Aim of the task –
Copy each line of the records that holds the string "this".

Extracted entries –
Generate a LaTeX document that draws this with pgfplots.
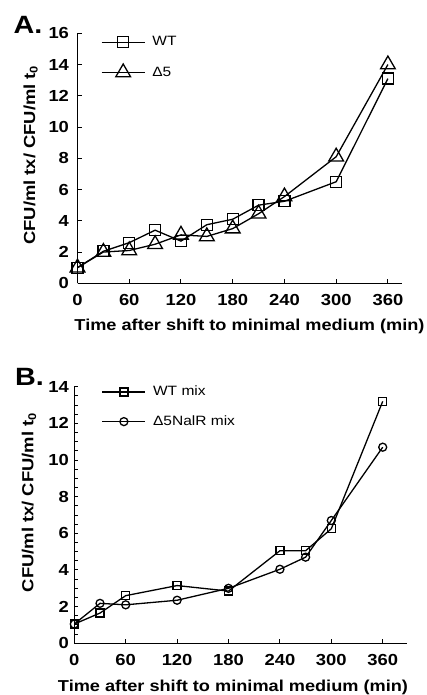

--

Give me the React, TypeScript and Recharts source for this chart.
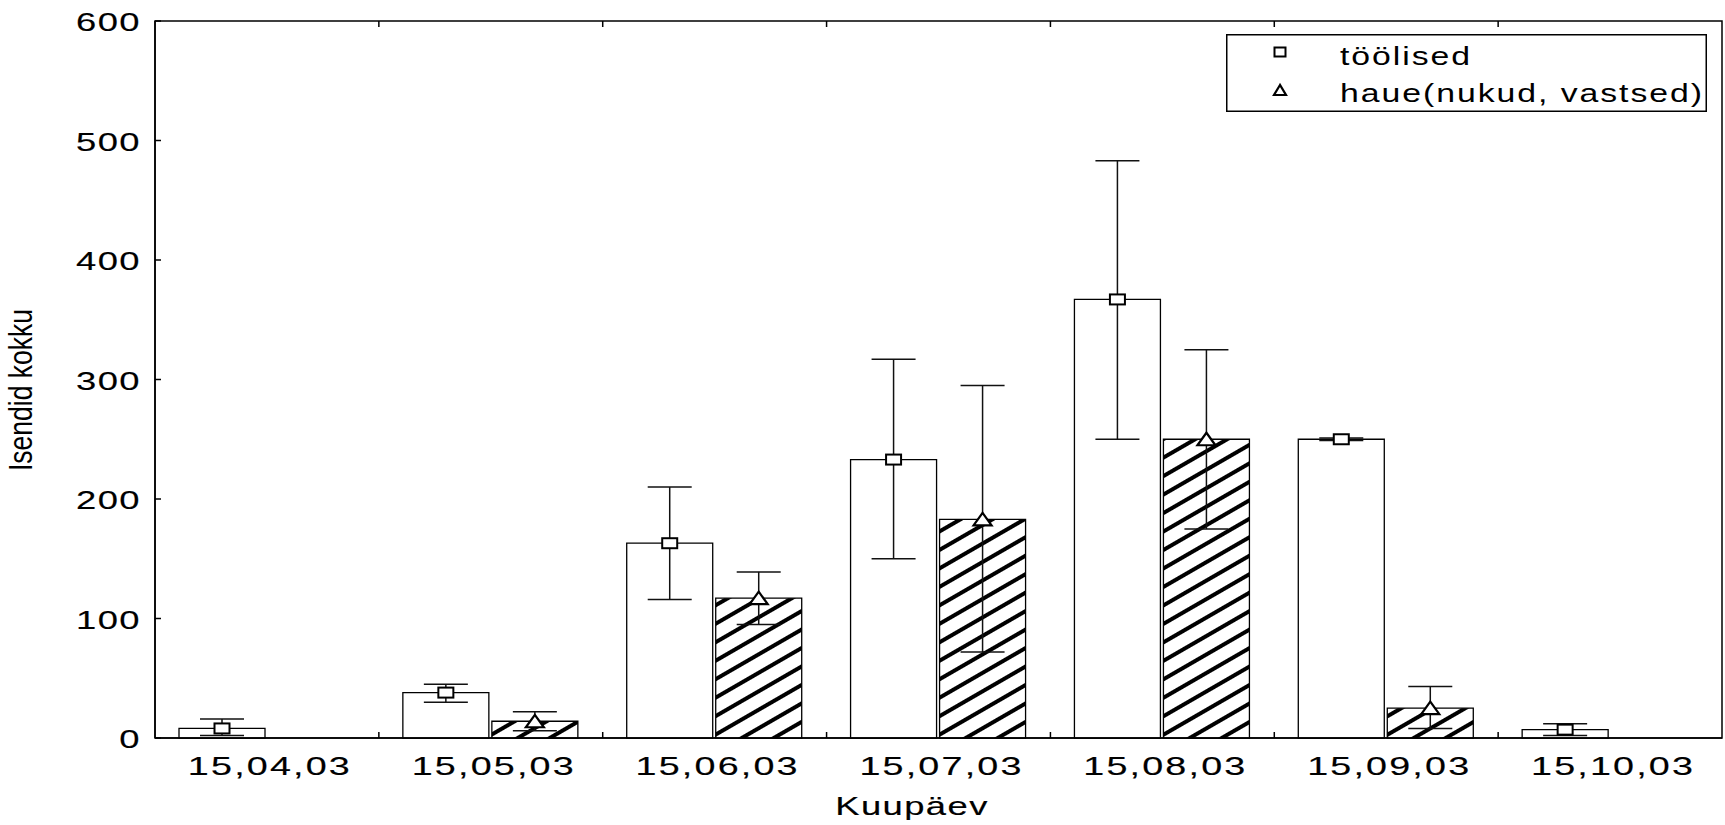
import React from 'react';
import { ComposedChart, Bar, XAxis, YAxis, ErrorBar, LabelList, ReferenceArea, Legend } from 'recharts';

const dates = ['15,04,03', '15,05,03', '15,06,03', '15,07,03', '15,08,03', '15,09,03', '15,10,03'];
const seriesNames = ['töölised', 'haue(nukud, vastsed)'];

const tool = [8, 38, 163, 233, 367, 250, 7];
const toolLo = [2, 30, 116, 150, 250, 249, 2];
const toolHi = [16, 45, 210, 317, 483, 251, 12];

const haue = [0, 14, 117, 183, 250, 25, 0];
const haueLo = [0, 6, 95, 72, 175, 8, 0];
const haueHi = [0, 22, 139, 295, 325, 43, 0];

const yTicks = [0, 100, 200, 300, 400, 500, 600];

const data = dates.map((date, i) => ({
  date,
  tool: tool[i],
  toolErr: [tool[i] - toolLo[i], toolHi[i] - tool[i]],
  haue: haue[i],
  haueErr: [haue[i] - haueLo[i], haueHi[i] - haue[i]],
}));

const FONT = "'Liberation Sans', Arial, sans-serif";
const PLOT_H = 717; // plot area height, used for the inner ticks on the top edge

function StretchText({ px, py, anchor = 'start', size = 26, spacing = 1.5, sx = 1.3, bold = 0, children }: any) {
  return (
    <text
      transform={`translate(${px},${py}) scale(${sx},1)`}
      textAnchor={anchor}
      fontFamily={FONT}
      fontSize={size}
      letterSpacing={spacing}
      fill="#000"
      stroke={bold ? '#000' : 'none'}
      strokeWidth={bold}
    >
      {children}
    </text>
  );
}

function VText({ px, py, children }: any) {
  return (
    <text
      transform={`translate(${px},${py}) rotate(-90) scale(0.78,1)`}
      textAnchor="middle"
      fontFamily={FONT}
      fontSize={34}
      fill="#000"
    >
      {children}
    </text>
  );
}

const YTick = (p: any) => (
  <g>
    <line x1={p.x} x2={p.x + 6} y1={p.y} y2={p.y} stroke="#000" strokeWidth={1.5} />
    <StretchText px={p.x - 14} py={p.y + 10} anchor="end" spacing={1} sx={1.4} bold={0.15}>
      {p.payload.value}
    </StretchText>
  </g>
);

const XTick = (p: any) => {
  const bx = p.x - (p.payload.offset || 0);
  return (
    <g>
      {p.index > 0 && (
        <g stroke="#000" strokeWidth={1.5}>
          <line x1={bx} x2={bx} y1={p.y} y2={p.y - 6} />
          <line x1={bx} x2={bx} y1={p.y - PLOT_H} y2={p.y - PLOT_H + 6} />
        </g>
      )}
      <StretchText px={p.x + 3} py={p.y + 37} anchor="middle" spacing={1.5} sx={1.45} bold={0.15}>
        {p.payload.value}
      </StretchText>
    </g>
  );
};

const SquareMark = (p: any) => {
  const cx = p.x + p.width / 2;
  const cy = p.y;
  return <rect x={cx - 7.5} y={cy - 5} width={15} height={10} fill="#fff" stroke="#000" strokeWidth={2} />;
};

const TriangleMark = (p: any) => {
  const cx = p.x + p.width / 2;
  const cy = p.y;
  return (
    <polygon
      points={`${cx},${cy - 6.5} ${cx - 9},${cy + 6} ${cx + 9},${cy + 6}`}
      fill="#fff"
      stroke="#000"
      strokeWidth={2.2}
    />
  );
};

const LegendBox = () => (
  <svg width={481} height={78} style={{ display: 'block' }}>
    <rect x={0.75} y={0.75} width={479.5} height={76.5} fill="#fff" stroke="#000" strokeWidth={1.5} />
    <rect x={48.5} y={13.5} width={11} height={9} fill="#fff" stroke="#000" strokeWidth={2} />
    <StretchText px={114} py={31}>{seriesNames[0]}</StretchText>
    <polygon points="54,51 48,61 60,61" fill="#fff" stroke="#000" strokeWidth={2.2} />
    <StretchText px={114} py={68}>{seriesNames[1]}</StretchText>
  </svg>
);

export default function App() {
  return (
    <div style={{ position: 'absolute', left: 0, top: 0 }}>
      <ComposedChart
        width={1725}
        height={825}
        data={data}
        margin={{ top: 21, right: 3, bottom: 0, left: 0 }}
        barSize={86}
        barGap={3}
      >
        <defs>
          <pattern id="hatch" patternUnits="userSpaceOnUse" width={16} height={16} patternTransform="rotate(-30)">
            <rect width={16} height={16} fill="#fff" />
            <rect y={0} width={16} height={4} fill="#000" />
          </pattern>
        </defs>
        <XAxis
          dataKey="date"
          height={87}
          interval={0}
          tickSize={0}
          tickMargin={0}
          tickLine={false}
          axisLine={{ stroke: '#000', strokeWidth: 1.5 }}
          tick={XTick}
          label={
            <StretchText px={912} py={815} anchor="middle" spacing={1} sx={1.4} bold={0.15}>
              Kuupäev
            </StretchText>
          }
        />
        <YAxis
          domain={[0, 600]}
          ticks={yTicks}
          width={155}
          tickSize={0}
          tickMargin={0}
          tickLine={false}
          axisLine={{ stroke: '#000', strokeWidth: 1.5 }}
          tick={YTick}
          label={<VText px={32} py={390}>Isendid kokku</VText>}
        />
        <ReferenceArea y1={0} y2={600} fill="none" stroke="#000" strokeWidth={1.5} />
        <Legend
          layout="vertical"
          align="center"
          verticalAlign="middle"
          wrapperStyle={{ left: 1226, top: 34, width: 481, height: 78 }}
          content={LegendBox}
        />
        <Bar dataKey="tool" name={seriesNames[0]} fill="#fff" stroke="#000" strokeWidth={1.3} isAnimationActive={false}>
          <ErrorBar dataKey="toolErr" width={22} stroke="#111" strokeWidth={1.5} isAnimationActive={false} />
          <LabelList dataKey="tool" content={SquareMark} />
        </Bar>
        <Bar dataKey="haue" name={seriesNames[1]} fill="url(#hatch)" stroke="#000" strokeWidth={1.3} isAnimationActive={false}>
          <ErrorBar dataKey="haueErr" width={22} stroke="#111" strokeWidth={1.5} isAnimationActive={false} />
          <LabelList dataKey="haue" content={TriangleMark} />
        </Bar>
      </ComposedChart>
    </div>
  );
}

Answer to the task –
Generate a LaTeX document that draws this with pgfplots.
Give me the React, TypeScript and Recharts source for this chart.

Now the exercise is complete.